>> Begin RECORDED INFORMATION

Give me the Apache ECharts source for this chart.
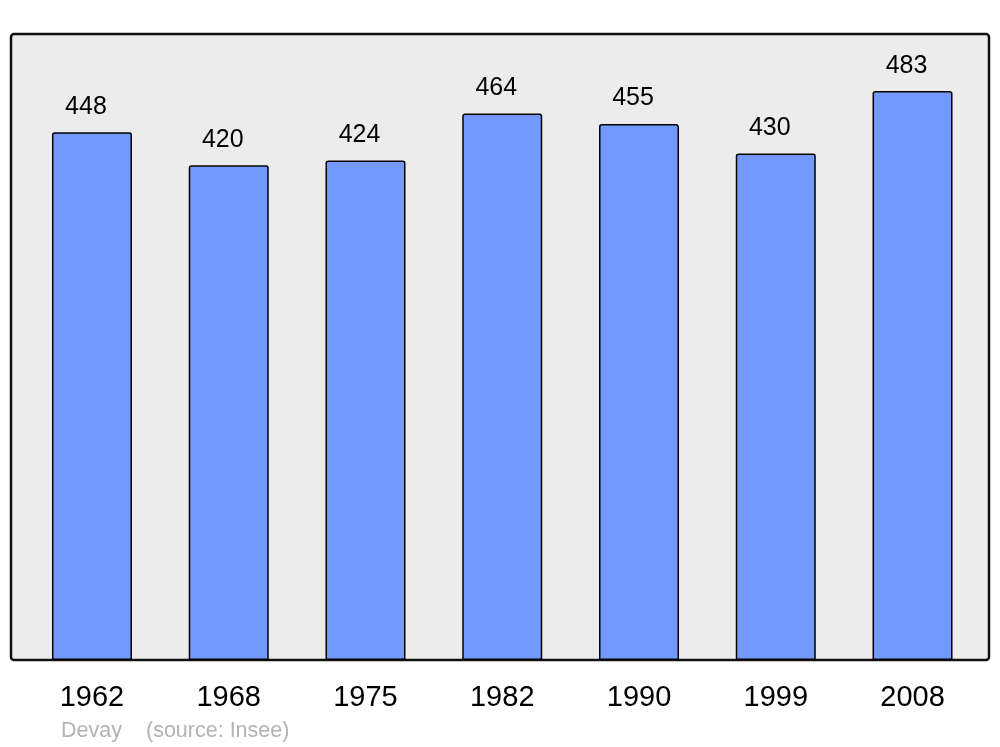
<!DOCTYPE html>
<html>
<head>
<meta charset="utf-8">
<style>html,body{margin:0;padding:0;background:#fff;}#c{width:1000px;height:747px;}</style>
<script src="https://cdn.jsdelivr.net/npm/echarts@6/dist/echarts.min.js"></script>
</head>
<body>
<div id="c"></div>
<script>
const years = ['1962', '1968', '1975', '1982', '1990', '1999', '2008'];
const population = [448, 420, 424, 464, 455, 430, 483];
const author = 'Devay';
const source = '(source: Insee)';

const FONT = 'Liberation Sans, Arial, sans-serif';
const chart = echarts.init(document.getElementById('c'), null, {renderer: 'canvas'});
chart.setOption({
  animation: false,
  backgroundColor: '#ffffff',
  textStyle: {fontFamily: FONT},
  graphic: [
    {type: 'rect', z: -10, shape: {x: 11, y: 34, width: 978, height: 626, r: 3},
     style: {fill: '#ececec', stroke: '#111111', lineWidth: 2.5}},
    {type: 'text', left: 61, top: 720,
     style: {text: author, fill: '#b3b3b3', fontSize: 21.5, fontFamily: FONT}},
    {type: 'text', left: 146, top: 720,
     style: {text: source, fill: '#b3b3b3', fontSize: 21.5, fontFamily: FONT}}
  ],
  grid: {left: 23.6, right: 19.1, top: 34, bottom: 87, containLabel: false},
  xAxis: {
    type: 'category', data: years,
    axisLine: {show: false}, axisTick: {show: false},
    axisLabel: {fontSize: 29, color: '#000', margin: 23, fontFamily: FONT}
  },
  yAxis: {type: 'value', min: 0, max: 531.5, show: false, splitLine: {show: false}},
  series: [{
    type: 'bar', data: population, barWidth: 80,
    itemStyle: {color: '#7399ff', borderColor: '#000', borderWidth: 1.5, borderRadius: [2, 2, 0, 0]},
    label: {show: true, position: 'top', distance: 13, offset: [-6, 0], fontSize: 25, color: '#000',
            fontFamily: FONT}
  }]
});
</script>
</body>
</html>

>> End RECORDED INFORMATION

STATED EXERCISE: Print out the material word for word, omitting the pictures.

EXERCISE SOLUTION:
Give me the Apache ECharts source for this chart.
<!DOCTYPE html>
<html>
<head>
<meta charset="utf-8">
<style>html,body{margin:0;padding:0;background:#fff;}#c{width:1000px;height:747px;}</style>
<script src="https://cdn.jsdelivr.net/npm/echarts@6/dist/echarts.min.js"></script>
</head>
<body>
<div id="c"></div>
<script>
const years = ['1962', '1968', '1975', '1982', '1990', '1999', '2008'];
const population = [448, 420, 424, 464, 455, 430, 483];
const author = 'Devay';
const source = '(source: Insee)';

const FONT = 'Liberation Sans, Arial, sans-serif';
const chart = echarts.init(document.getElementById('c'), null, {renderer: 'canvas'});
chart.setOption({
  animation: false,
  backgroundColor: '#ffffff',
  textStyle: {fontFamily: FONT},
  graphic: [
    {type: 'rect', z: -10, shape: {x: 11, y: 34, width: 978, height: 626, r: 3},
     style: {fill: '#ececec', stroke: '#111111', lineWidth: 2.5}},
    {type: 'text', left: 61, top: 720,
     style: {text: author, fill: '#b3b3b3', fontSize: 21.5, fontFamily: FONT}},
    {type: 'text', left: 146, top: 720,
     style: {text: source, fill: '#b3b3b3', fontSize: 21.5, fontFamily: FONT}}
  ],
  grid: {left: 23.6, right: 19.1, top: 34, bottom: 87, containLabel: false},
  xAxis: {
    type: 'category', data: years,
    axisLine: {show: false}, axisTick: {show: false},
    axisLabel: {fontSize: 29, color: '#000', margin: 23, fontFamily: FONT}
  },
  yAxis: {type: 'value', min: 0, max: 531.5, show: false, splitLine: {show: false}},
  series: [{
    type: 'bar', data: population, barWidth: 80,
    itemStyle: {color: '#7399ff', borderColor: '#000', borderWidth: 1.5, borderRadius: [2, 2, 0, 0]},
    label: {show: true, position: 'top', distance: 13, offset: [-6, 0], fontSize: 25, color: '#000',
            fontFamily: FONT}
  }]
});
</script>
</body>
</html>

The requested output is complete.